Ramos combined elements of realism and graphic flatness. He often rendered figures with careful modeling and attention to surface sheen, producing a glossy finish that echoed printed advertising and magazine illustration. Many canvases use bold color, crisp contours and a polished, almost commercial surface that makes the depicted products and figures read as both desirable objects and pictorial motifs. At times Ramos worked in oil and at other times used enamel or mixed media to achieve crisp, luminous effects.

Themes and recurring motifs

Recurring themes in Ramos's work include the collision of erotic imagery and consumer culture and a playful reworking of art-historical figure tradition. Common motifs are listed below:

  • Pin-up and glamour imagery presented as commodities alongside everyday goods (bananas, martini glasses, candy wrappers).
  • Comic-book heroes and superhero iconography incorporated into painterly scenes.
  • Large-format canvases that treat the nude as a Pop product, often isolating figures against graphic backgrounds.
  • Irony and celebration: works can be read either as critiques of commodification or as playful celebration of popular fantasies.

Career and exhibitions

Emerging in the 1960s alongside other artists who drew on commercial imagery, Ramos became associated with Pop Art while maintaining a sustained interest in figurative painting. He has been represented by the Louis K. Meisel Gallery since 1971 and was also represented for many years by San Francisco's Modernism gallery and by Galerie Ernst Hilger in Austria. His work was exhibited in galleries and museums internationally and entered both private and institutional collections.

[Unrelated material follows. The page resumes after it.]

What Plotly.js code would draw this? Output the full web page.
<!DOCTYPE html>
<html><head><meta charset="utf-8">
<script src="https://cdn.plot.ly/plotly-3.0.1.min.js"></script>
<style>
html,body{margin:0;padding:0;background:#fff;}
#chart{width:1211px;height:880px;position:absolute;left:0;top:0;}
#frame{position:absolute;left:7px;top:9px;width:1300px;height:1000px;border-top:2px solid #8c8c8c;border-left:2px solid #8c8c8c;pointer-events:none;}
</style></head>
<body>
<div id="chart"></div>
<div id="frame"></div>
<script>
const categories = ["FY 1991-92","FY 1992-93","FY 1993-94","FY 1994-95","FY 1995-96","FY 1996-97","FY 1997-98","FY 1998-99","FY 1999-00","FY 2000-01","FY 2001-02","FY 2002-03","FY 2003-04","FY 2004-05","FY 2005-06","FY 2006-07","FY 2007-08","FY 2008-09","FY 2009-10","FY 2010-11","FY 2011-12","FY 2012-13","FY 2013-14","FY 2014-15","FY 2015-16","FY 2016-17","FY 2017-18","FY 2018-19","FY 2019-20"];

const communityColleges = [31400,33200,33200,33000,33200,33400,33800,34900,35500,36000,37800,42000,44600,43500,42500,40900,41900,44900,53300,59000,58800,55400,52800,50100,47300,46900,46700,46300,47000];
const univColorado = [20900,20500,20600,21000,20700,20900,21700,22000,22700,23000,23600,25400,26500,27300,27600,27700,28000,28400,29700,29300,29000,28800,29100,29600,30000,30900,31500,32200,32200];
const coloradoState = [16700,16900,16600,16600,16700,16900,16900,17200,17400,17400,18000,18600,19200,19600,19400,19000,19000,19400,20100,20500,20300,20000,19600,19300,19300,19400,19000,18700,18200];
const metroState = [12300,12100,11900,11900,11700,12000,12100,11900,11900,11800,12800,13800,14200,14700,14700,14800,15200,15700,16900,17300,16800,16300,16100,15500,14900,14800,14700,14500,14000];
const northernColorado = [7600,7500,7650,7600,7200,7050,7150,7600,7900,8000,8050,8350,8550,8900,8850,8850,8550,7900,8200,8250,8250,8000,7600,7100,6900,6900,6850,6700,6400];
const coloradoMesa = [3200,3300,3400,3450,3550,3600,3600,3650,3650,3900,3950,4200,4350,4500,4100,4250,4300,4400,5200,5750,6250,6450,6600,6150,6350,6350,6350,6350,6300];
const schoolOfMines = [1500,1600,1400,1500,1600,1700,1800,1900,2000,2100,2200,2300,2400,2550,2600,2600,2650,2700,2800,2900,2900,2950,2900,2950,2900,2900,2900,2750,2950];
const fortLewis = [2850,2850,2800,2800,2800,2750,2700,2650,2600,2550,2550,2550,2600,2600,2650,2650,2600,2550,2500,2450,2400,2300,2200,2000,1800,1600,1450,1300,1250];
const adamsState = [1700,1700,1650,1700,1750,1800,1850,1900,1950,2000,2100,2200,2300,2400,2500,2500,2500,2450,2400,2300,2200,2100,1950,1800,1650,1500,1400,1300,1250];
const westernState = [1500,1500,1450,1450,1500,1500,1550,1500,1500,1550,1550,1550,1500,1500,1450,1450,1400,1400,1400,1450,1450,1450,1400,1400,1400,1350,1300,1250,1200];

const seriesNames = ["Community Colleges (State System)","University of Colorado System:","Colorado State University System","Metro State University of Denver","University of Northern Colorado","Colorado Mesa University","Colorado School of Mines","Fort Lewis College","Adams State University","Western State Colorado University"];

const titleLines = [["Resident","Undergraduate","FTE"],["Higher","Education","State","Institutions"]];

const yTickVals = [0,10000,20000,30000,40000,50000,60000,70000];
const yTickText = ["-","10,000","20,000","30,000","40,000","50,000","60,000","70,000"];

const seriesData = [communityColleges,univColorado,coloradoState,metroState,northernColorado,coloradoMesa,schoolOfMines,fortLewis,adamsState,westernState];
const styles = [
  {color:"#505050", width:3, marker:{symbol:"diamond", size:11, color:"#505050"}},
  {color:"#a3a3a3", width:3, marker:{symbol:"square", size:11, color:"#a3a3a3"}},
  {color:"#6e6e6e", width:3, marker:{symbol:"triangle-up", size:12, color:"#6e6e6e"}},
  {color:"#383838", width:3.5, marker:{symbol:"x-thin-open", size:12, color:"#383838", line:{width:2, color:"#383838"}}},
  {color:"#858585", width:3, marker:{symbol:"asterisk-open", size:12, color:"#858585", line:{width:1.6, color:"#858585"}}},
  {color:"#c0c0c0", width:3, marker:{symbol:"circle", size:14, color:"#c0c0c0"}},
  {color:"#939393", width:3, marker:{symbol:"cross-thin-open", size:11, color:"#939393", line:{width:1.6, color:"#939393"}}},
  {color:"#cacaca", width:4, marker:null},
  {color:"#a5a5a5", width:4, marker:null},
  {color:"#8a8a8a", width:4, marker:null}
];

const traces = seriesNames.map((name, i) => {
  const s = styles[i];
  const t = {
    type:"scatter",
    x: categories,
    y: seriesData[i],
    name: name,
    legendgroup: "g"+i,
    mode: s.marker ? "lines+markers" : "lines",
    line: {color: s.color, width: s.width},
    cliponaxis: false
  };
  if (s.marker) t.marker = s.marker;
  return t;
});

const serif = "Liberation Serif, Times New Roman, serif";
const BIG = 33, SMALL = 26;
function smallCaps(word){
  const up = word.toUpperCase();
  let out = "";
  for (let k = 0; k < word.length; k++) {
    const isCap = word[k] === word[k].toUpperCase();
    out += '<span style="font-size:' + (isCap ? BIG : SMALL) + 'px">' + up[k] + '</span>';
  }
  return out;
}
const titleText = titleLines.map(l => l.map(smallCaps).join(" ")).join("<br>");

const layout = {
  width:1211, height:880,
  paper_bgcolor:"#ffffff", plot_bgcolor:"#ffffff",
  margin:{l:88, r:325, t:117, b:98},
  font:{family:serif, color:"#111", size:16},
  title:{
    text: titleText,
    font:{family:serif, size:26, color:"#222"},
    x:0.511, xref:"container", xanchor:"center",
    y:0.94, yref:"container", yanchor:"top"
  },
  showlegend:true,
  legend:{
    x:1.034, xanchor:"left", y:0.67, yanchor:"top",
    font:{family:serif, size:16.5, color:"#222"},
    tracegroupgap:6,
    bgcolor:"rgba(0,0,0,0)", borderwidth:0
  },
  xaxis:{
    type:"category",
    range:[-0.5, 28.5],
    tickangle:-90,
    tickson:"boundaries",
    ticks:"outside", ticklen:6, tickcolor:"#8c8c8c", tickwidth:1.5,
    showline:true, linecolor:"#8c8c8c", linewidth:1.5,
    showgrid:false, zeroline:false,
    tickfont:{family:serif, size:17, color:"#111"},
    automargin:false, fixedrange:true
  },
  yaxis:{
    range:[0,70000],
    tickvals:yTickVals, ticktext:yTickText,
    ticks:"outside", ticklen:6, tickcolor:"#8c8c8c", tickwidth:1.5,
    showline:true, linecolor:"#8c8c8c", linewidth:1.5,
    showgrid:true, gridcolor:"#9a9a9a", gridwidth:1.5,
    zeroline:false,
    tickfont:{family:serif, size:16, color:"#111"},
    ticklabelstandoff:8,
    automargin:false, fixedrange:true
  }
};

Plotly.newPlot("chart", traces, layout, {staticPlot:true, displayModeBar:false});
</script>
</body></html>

Reception and controversies

Ramos's paintings elicited varied critical responses. Supporters praised his technical skill, color sense and the wit of pairing high-art figuration with popular-culture elements. Some critics and commentators, particularly from feminist viewpoints, argued that his repeated depiction of sexualized female bodies reinforced objectifying images common in advertising and catered to male fantasy. These debates placed Ramos's work at the center of broader conversations about gender, representation and the cultural influence of marketing imagery.

Legacy and collections

Ramos left a large and recognisable body of work that continues to provoke discussion among scholars, curators and collectors. His paintings are cited in surveys of postwar American art for expanding Pop Art’s subject matter to include explicit engagement with the nude tradition and for complicating boundaries between high and low visual cultures. Works by Ramos are held in private and public collections and continue to appear in exhibitions that examine Pop Art, commercial imagery and the representation of the body in modern art.

Later life and death

Ramos remained active as an artist for most of his life and continued to maintain gallery representation over many decades. He died of heart failure on October 14, 2018 in Oakland, California. Following his death, discussions of his oeuvre have reiterated both his technical abilities and the contested cultural meanings of his subject matter, ensuring that his work remains part of ongoing debates in contemporary art history.